All my life I quite enjoyed being alone. I don’t know where it actually came from, but my friends are few and valued and I only had two deep relationships in all my life. The first one was with a girl I met as part of the gang I was hanging out with, the other is now my wife. Both relations started with old fashioned face-to-face attraction, long looks into each other’s eyes, butterflies in the belly, walks in the park, hand in hand, long talks on the telephone, where neither of us wanting to hang up etc. pp.
I can’t imagine that I could fall in love with someone I met online. To me it seems like picking someone from a shelf, labeled “Best Offer: Young, Fresh, Beautiful” and trying that person out. If this person doesn’t live up to the product description, I’ll go back and find someone further down the aisle. It feels to me like forcing things rather than having them fall into place.
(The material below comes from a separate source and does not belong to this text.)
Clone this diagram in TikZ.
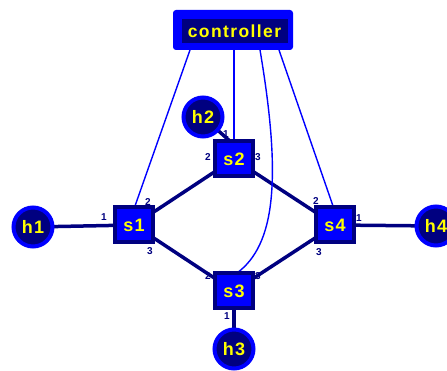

Last year I attended an Emotional Intelligence Seminar. On one occasion the lecturer asked us what we think about online dating. I then made it pretty clear that I couldn’t imagine a relationship starting from dating somebody online. It was amazing to find that there were a lot of younger people there who thought online dating was the way to go. One almost took offence. She said that she actually knew a couple that met over Facebook and they are married today. That to her was convincing enough to entirely rely on online dating.
Still, reading the Pascoe report on Intimacy it's funny to find out that many teens today wouldn't start a relationship online. According to their ethics, 'it is appropriate to meet people offline and then pursue the relationship online.' (last paragraph, first chapter). I quite like that.